痛さのスケール
今日はアートの時間に担当の子どもが、カーペットの段差につまづいてコケた。
表出言語が弱い人は、痛い、休憩したい、しんどいなどのときにも、単に言わないだけでなく、自覚症状からして乏しいというか、爆発してしまう直前まで感じられないようなことがある。

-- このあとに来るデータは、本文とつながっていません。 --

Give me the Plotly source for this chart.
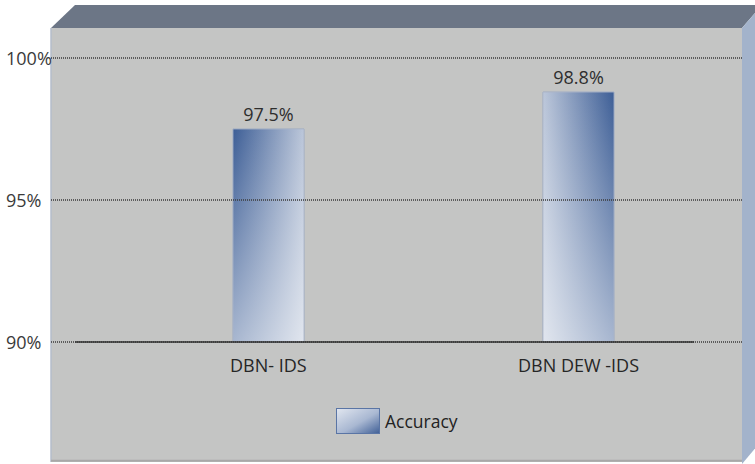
import base64
import plotly.graph_objects as go

# ---- data ----
categories = ["DBN- IDS", "DBN DEW -IDS"]
accuracy = [97.5, 98.8]
y_ticks = [90, 95, 100]
series_name = "Accuracy"

W, H = 755, 464
ML, MR, MT, MB = 51, 13, 28, 2
PW, PH = W - ML - MR, H - MT - MB

BASE = 90
BAR_W = 0.229
X_RANGE = [-0.7016, 1.5274]
Y_RANGE = [85.775, 101.056]
xs = list(range(len(categories)))
FONT = "Open Sans"


def px(xp):
    return (xp - ML) / PW


def py(yp):
    return (H - MB - yp) / PH


fig = go.Figure()

# base bars
fig.add_trace(go.Bar(
    x=xs, y=[v - BASE for v in accuracy], base=BASE, width=BAR_W,
    marker=dict(color="#9aaccb", line=dict(color="rgba(150,165,190,0.7)", width=1)),
    text=[f"{v}%" for v in accuracy], textposition="outside",
    textfont=dict(size=18, color="#2e2e2e", family=FONT),
    cliponaxis=False, showlegend=False, hoverinfo="skip",
))

# gradient shading on each bar (dark corner at the top, alternating sides)
dark, light = "#3d5e96", "#bcc7da"
for i, v in enumerate(accuracy):
    x0, x1 = xs[i] - BAR_W / 2, xs[i] + BAR_W / 2
    box_x = [x0, x1, x1, x0, x0]
    box_y = [BASE, BASE, v, v, BASE]
    left, right = (dark, light) if i == 0 else (light, dark)
    fig.add_trace(go.Scatter(
        x=box_x, y=box_y, mode="lines", fill="toself", line=dict(width=0),
        fillgradient=dict(type="horizontal", colorscale=[[0, left], [1, right]]),
        showlegend=False, hoverinfo="skip",
    ))
    fig.add_trace(go.Scatter(
        x=box_x, y=box_y, mode="lines", fill="toself",
        line=dict(width=1, color="rgba(170,180,200,0.8)"),
        fillgradient=dict(type="vertical", colorscale=[
            [0, "rgba(255,255,255,0.55)"], [1, "rgba(255,255,255,0.0)"]]),
        showlegend=False, hoverinfo="skip",
    ))

shapes = []
# top face of the box
shapes.append(dict(
    type="path", xref="paper", yref="paper", layer="below",
    path=f"M {px(51)} {py(28)} L {px(75)} {py(5)} L {px(762)} {py(5)} L {px(742)} {py(28)} Z",
    fillcolor="#6c7686", line=dict(width=0),
))
# right side face
shapes.append(dict(
    type="path", xref="paper", yref="paper", layer="below",
    path=f"M {px(742)} {py(28)} L {px(762)} {py(5)} L {px(762)} {py(440)} L {px(742)} {py(464)} Z",
    fillcolor="#a3b3cb", line=dict(width=0),
))
# wall edges
shapes.append(dict(type="line", xref="paper", yref="paper", x0=0, x1=0, y0=0, y1=1,
                   line=dict(color="#b4bccb", width=1.5)))
shapes.append(dict(type="line", xref="paper", yref="paper", x0=0, x1=1, y0=0.003, y1=0.003,
                   line=dict(color="#a8a8a8", width=2)))
# fine dotted gridlines drawn over the bars
for t in y_ticks:
    shapes.append(dict(type="line", xref="paper", yref="y", x0=0, x1=1, y0=t, y1=t,
                       layer="above", line=dict(color="#3a3a3a", width=1.4, dash="1px,1px")))
# category axis line
shapes.append(dict(type="line", xref="x", yref="y", x0=-0.624, x1=1.373, y0=BASE, y1=BASE,
                   layer="above", line=dict(color="#333333", width=1.6)))

annotations = []
# left-aligned value-axis labels
for t in y_ticks:
    annotations.append(dict(x=px(4), y=t, xref="paper", yref="y", text=f"{t}%",
                            showarrow=False, xanchor="left", yanchor="middle",
                            font=dict(size=18, color="#3a3a3a", family=FONT)))
for i, c in enumerate(categories):
    annotations.append(dict(x=xs[i], y=BASE, xref="x", yref="y", text=c, showarrow=False,
                            yanchor="top", yshift=-9,
                            font=dict(size=18, color="#262626", family=FONT)))
annotations.append(dict(x=px(383), y=py(421), xref="paper", yref="paper", text=series_name,
                        showarrow=False, xanchor="left", yanchor="middle",
                        font=dict(size=17.5, color="#222222", family=FONT)))

# legend swatch with a diagonal gradient
svg = (
    '<svg xmlns="http://www.w3.org/2000/svg" width="44" height="26">'
    '<defs><linearGradient id="g" x1="0" y1="0" x2="1" y2="1">'
    '<stop offset="0" stop-color="#e2e7f0"/><stop offset="0.55" stop-color="#a9b8d2"/>'
    '<stop offset="1" stop-color="#3f5f96"/></linearGradient></defs>'
    '<rect x="0.5" y="0.5" width="43" height="25" fill="url(#g)" stroke="#5a75a5" stroke-width="1"/>'
    '</svg>'
)
src = "data:image/svg+xml;base64," + base64.b64encode(svg.encode()).decode()
images = [dict(source=src, xref="paper", yref="paper", x=px(336), y=py(408),
               sizex=44 / PW, sizey=26 / PH, sizing="stretch",
               xanchor="left", yanchor="top", layer="above")]

fig.update_layout(
    width=W, height=H, margin=dict(l=ML, r=MR, t=MT, b=MB),
    paper_bgcolor="white", plot_bgcolor="#c4c5c4",
    showlegend=False, shapes=shapes, annotations=annotations, images=images,
    font=dict(family=FONT, color="#333333"),
    xaxis=dict(range=X_RANGE, showgrid=False, zeroline=False, showticklabels=False,
               fixedrange=True),
    yaxis=dict(range=Y_RANGE, showgrid=False, zeroline=False, showticklabels=False,
               ticks=""),
)

fig.write_html("out.html")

なので、やはり、感覚やその度合いにも、分かりやすい名前をつけて教えていく。
ナースに行って見てもらって、ひとまず大丈夫そうなので、その後、痛さのモニタリングを教えるチャンスとして活用させてもらった。
まず
th「どこが痛い?」
子は、無言で、自分のひじと、ひざをさわる。
th: ああ、そうか。じゃあ「ひざと、ひじが痛いよ」やね・・・
→ホワイトボードにひじ、ひざのワードと絵をかき、すぐもう一度聞く
th:どこが痛いの?
ch「ひじと。ひざがいたい」→そっか、教えてくれてありがとう。
th: ひじは、どのくらい痛い?0が全然痛くない、5が痛すぎてどうしようもないくらいだったら、0から5で?→ホワイトボードにスケールを描き、見せる。
→子、4を指差す。
th:そっか、「ひじが4くらい痛いよ」やね。
→ホワイトボードに「4」とかいて、すぐまた聞く、
th: ひじは、どのくらい痛い?
ch「ひじが、4くらい痛いよ」そーか4か、教えてくれてありがとう、けっこう痛いねえ。こおりもらってきて、冷やそうか?
それから、ひざはどれくらい痛い?
ch「ひざも4くらい」
でも言って気が済んだようで、氷はいらなかったみたい。
お帰りの準備のとき(忘れた頃)、もう一回きいたら、うん?と考えていた。どのくらいかな?と感じようとしていた、というのか。ひじの痛さは4.99、ひざは0になっていた。
th:おお、ひざはもう痛くないんやー、でもひじは、もっと痛くなってるんやね、って言うと、
ch:そうそう。って。
彼は今日はころんで泣いたけど、
「痛みにも度合いがあるなあ、変わっていくなあ」ってことにも、ちょっと新しく気づいたみたいだった。
言葉を使ったコミュニケーションは、人と繋がりをつくるためだけではなく、他者と言葉を交わすことを介して、自分の状況やニーズがよりよくわかる、という効果もある。
しかし、誰かが
「お腹すいたね。」と言ったとき
→0がまだ半日くらいは食べずにいける、5が意識が朦朧として食べ物の幻覚が見えるほど、ってゆーたらどれくらい?
とか
「君のこと、好きだよ。」って言われたとき
→0が全く興味ない、5が今すぐ結婚したい、でゆーたらどれくらい?
なんていうことを言ってたら、
まあそのうち、話しかけてくれる相手が減るだろうなあ。